KENDİ ‘HAYIR’LARINIZI AZALTIN!
• Çocuğunuzun kişiliğini tanıyın, onun sizden farklı ve kendine has özellikleri olan bir birey olmasına saygı duyun. Ama onun küçük ve sizin yönlendirmenize ihtiyacı olan çocuğunuz olduğunu da unutmayın.
• ‘Hayır’ demeden önce düşünün. Belki de o şeyi yapıp yapmaması, o kadar da önemli değil.
• Kendi ‘hayır’larınızı azaltın ve dönüştürün: Bıçakla oynamak istediğinde, ‘hayır’ veya ‘Dokunma’ yerine ‘dur!’ deyin.
• Ona evet/hayır ile cevaplanacak sorular sormayın. Kesin yapılacak davranışlarını bildirin: “Arabaya biniyor ve emniyet kemerlerimizi bağlıyoruz” gibi… Bazı şeylerde bizim de seçim yapmadığımızı, gerekeni yaptığımızı ona öğretin.
• Durgun zamanlarınızda onun işbirlikçi ve uyumlu davranışlarını sıklıkla dile dökün ve onu takdir edin.

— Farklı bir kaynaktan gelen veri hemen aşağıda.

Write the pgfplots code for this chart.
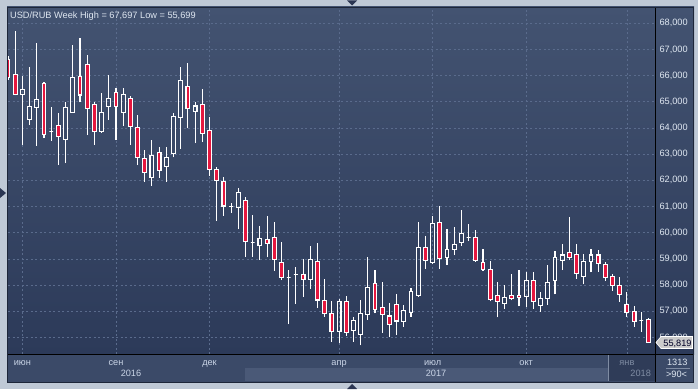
\documentclass[border=0pt]{standalone}
\usepackage{pgfplots}
\pgfplotsset{compat=1.18}
\usepackage{pgfplotstable}
\usepackage{fontspec}
\setmainfont{Liberation Sans}
\definecolor{outerc}{HTML}{BFC9D6}
\definecolor{paneltop}{HTML}{435371}
\definecolor{panelbot}{HTML}{2C3A59}
\definecolor{bandc}{HTML}{3B4A68}
\definecolor{stripc}{HTML}{4A5977}
\definecolor{dimc}{HTML}{2F3C58}
\definecolor{gridc}{HTML}{5A6B8C}
\definecolor{txtc}{HTML}{DFE7F1}
\definecolor{lbltxt}{HTML}{C9D4E6}
\definecolor{dimtxt}{HTML}{7F8CA3}
\definecolor{candlered}{HTML}{E5173F}
\definecolor{framec}{HTML}{1D2639}
\definecolor{tric}{HTML}{2A3552}
\def\yu{26.1804}
\pgfdeclareplotmark{candleR}{%
  \pgfmathsetmacro\cLo{(min(\vo,\vc)-\vl)*\yu}%
  \pgfmathsetmacro\cHi{(max(\vo,\vc)-\vl)*\yu}%
  \pgfmathsetmacro\cTp{(\vh-\vl)*\yu}%
  \pgfpathmoveto{\pgfpointorigin}%
  \pgfpathlineto{\pgfpoint{0pt}{\cLo pt}}%
  \pgfpathmoveto{\pgfpoint{0pt}{\cHi pt}}%
  \pgfpathlineto{\pgfpoint{0pt}{\cTp pt}}%
  \pgfusepathqstroke
  \pgfpathrectangle{\pgfpoint{-1.9pt}{\cLo pt}}{\pgfpoint{3.8pt}{\cHi pt-\cLo pt}}%
  \pgfusepathqfillstroke
}
\pgfdeclareplotmark{candleW}{%
  \pgfmathsetmacro\cLo{(min(\vo,\vc)-\vl)*\yu}%
  \pgfmathsetmacro\cHi{(max(\vo,\vc)-\vl)*\yu}%
  \pgfmathsetmacro\cTp{(\vh-\vl)*\yu}%
  \pgfpathmoveto{\pgfpointorigin}%
  \pgfpathlineto{\pgfpoint{0pt}{\cLo pt}}%
  \pgfpathmoveto{\pgfpoint{0pt}{\cHi pt}}%
  \pgfpathlineto{\pgfpoint{0pt}{\cTp pt}}%
  \pgfusepathqstroke
  \pgfpathrectangle{\pgfpoint{-1.9pt}{\cLo pt}}{\pgfpoint{3.8pt}{\cHi pt-\cLo pt}}%
  \pgfusepathqstroke
}
% bearish weeks (close < open)
\pgfplotstableread{
i o h l c
0 66.62 66.75 65.85 65.94
1 66.05 67.697 65.25 65.29
5 65.71 65.77 63.61 63.76
7 64.10 64.56 62.60 63.68
10 65.98 67.44 64.98 65.26
11 66.43 66.79 63.73 64.75
12 64.91 64.98 63.36 63.86
15 65.36 65.53 63.55 64.81
17 65.14 65.21 63.36 64.05
18 64.03 64.50 62.58 62.88
19 62.84 63.16 61.95 62.29
21 63.07 63.29 62.10 62.38
25 65.60 66.48 63.99 64.75
27 64.91 65.48 63.48 63.80
28 63.91 64.41 62.18 62.41
29 62.42 62.51 60.46 62.01
30 61.95 62.13 60.65 61.02
33 61.22 61.35 59.08 59.65
36 59.75 60.64 59.06 59.60
37 59.83 60.41 58.55 58.99
38 58.88 59.66 58.19 58.30
41 58.41 59.00 57.56 58.22
43 58.91 59.61 57.14 57.43
44 57.42 58.23 56.80 56.92
45 56.92 57.39 55.84 56.22
47 57.37 57.58 56.07 56.20
51 58.07 58.58 56.92 57.08
52 57.15 58.12 56.18 56.88
53 56.82 57.30 56.00 56.50
54 57.27 57.65 56.09 56.63
58 59.44 59.88 58.63 58.95
60 60.40 61.02 58.63 59.02
65 59.83 60.09 58.90 58.95
66 58.87 59.37 58.55 58.60
67 58.60 58.92 57.38 57.46
68 57.61 58.11 56.77 57.38
70 57.61 58.42 57.42 57.50
71 57.61 58.57 57.19 57.53
73 58.16 58.51 57.08 57.37
78 59.25 60.60 58.95 59.05
79 59.18 59.58 58.24 58.46
82 59.15 59.33 58.51 58.83
83 58.79 58.87 58.17 58.30
84 58.34 58.44 57.78 57.99
85 57.99 58.31 57.37 57.65
86 57.27 57.74 56.79 56.97
87 57.00 57.20 56.41 56.62
89 56.70 56.73 55.82 55.819
}\redtab
% bullish weeks (close >= open)
\pgfplotstableread{
i o h l c
2 65.29 65.99 63.35 65.48
3 64.33 66.33 64.12 64.81
4 64.79 67.25 63.32 65.10
6 63.85 64.79 63.52 63.85
8 63.57 64.99 62.66 64.79
9 64.60 67.17 64.58 65.94
13 63.86 65.34 63.85 64.60
14 64.81 66.01 64.31 65.14
16 64.59 65.52 64.08 65.29
20 62.12 63.54 61.80 62.96
22 62.52 63.26 61.95 62.89
23 63.02 64.56 62.88 64.45
24 64.41 66.33 63.21 65.82
26 64.64 64.98 63.42 64.84
31 61.00 61.12 60.77 61.00
32 60.97 61.70 60.13 61.54
34 59.61 60.68 59.08 59.61
35 59.51 60.27 58.96 59.79
39 58.29 58.58 56.51 58.29
40 58.40 58.69 57.29 58.40
42 58.22 59.49 57.86 58.99
46 56.22 57.46 55.80 57.37
48 56.27 56.79 55.84 56.64
49 56.12 57.43 55.699 56.92
50 56.88 59.06 56.67 57.92
55 56.60 57.23 56.41 57.04
56 56.95 57.88 56.79 57.76
57 57.61 60.41 57.56 59.44
59 58.87 60.64 58.79 60.36
61 59.06 60.13 58.76 59.37
62 59.37 60.22 59.14 59.56
63 59.64 60.87 59.49 59.98
64 59.83 60.32 59.68 59.83
69 57.30 57.99 57.08 57.53
72 57.58 58.51 57.18 58.16
74 57.23 57.75 56.98 57.50
75 57.48 58.77 57.24 58.11
76 58.18 59.30 57.65 59.06
77 58.95 59.58 58.57 59.15
80 58.32 59.18 58.03 58.91
81 58.91 59.38 58.49 59.15
88 56.66 56.96 56.22 56.66
}\whitetab
\begin{document}
\begin{tikzpicture}
\begin{scope}[x=1pt,y=1pt]
\useasboundingbox (0,0) rectangle (698,389);
\fill[outerc] (0,0) rectangle (698,389);
\shade[top color=paneltop, bottom color=panelbot] (7,35) rectangle (694,382);
\fill[bandc] (7,7) rectangle (694,35);
\fill[stripc] (245,8) rectangle (608,21);
\fill[dimc] (609,8) rectangle (655,35);
\draw[line width=0.8pt, color=dimtxt] (608.5,8) -- (608.5,34);
\end{scope}
\begin{axis}[
  at={(8pt,35pt)}, anchor=south west,
  scale only axis, width=647pt, height=346pt,
  xmin=0, xmax=89.9, ymin=55.368, ymax=68.584,
  axis line style={draw=none},
  major tick length=0pt,
  clip marker paths=true,
  grid=major,
  major grid style={gridc, dash pattern=on 2pt off 2.5pt, line width=0.7pt},
  xtick={2,15,28,46,59,72,86},
  xticklabels={июн,сен,дек,апр,июл,окт,\textcolor{dimtxt}{янв}},
  xticklabel style={font=\fontsize{9.2}{11}\selectfont, text=lbltxt, anchor=base, yshift=-11.3pt},
  ytick={56,57,...,68},
  ytick pos=right, yticklabel pos=right,
  yticklabel style={font=\fontsize{9.2}{11}\selectfont, text=txtc, anchor=west, xshift=1pt,
    /pgf/number format/.cd, fixed, fixed zerofill, precision=3, use comma, assume math mode=true},
]
\addplot[scatter, only marks, mark=candleR, line width=1.1pt,
  scatter/use mapped color={draw=white, fill=candlered},
  visualization depends on={\thisrow{o} \as \vo},
  visualization depends on={\thisrow{h} \as \vh},
  visualization depends on={\thisrow{l} \as \vl},
  visualization depends on={\thisrow{c} \as \vc}]
  table[x=i, y=l]{\redtab};
\addplot[scatter, only marks, mark=candleW, line width=1.1pt,
  scatter/use mapped color={draw=white, fill=white},
  visualization depends on={\thisrow{o} \as \vo},
  visualization depends on={\thisrow{h} \as \vh},
  visualization depends on={\thisrow{l} \as \vl},
  visualization depends on={\thisrow{c} \as \vc}]
  table[x=i, y=l]{\whitetab};
\end{axis}
\begin{scope}[x=1pt,y=1pt]
\draw[framec, line width=1pt] (7,381.5) -- (694,381.5);
\draw[framec, line width=1pt] (7.5,7) -- (7.5,382);
\draw[black, line width=1pt] (655,7) -- (655,381);
\draw[black, line width=1pt] (8,35) -- (694,35);
\draw[framec, line width=0.8pt] (7,7) -- (694,7);
\draw[framec, line width=0.8pt] (693.6,7) -- (693.6,382);
\node[anchor=base west, inner sep=0pt, text=txtc, font=\fontsize{9.2}{11}\selectfont] at (10,370.7) {USD/RUB Week High = 67,697 Low = 55,699};
\node[anchor=base, inner sep=0pt, text=lbltxt, font=\fontsize{9.2}{11}\selectfont] at (131,12.3) {2016};
\node[anchor=base, inner sep=0pt, text=lbltxt, font=\fontsize{9.2}{11}\selectfont] at (436,12.3) {2017};
\node[anchor=base, inner sep=0pt, text=dimtxt, font=\fontsize{9.2}{11}\selectfont] at (640.7,12.3) {2018};
\node[anchor=base, inner sep=0pt, text=txtc, font=\fontsize{9.2}{11}\selectfont] at (677.3,23.7) {1313};
\draw[dimtxt, line width=0.6pt] (666,20.7) -- (690,20.7);
\node[anchor=base, inner sep=0pt, text=txtc, font=\fontsize{9.2}{11}\selectfont] at (676.5,11.3) {>90<};
\filldraw[fill=black!20!white, draw=white, line width=0.6pt] (656,46.5) -- (661,52.5) -- (692.5,52.5) -- (692.5,40.5) -- (661,40.5) -- cycle;
\node[anchor=base, inner sep=0pt, text=black!85!blue, font=\fontsize{9.2}{11}\selectfont] at (677.5,42.4) {55,819};
\fill[tric] (347,388.5) -- (357,388.5) -- (352,383.5) -- cycle;
\fill[tric] (0,201) -- (0,191) -- (6,196) -- cycle;
\fill[tric] (347,0) -- (357,0) -- (352,5) -- cycle;
\end{scope}
\end{tikzpicture}
\end{document}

• Her ‘hayır’ına çok aldırmayın ve ona biraz zaman tanıyın. Belki o meyve suyunu içecektir ve sadece ‘hayır’ demek için ‘hayır’ demiştir!
• ‘Evet’lere ‘hayır’lardan fazla ilgi gösterin.
• Ona nasıl ‘Evet’ diyeceğini öğretin. “Şimdi kurabiye yiyemezsin” yerine, “Bu 10 kurabiyenin 1 tanesini köften bitince yemene ‘Evet’ diyorum” deyin ve bunu uygulayın.
• ‘Hayır’ demesine izin verin ama beklentinizde net olun. “Kalemleri toplamak istemediğini duydum ama onları topladıktan sonra daha iyi hissedeceğimiz bir şeyler yapabiliriz. Ve onu sen seçebilirsin” gibi... Bu çocuğunuza onu anlayan, duygusunu gören ama net ve güvenilir bir ebeveyn olduğunuzu hissettirecek.
• Kızmayın ve ona ‘Hayır’larından dolayı başrolü vermeyin.
• Sakın onunla çekişmeyin. Onun çekişmeler için çok sayıda yaşıtı var. Ama anne-babası tek!
• Krizi önceden fark ediyorsanız mutlaka ortamı veya konuyu değiştirin.
• Kalabalık yerdeki olumsuz davranışlarında onu hızla oradan uzaklaştırın ve “Sakinleşene kadar buradayız” diyerek bahçede, otomobilde veya başka bir odada bekleyin.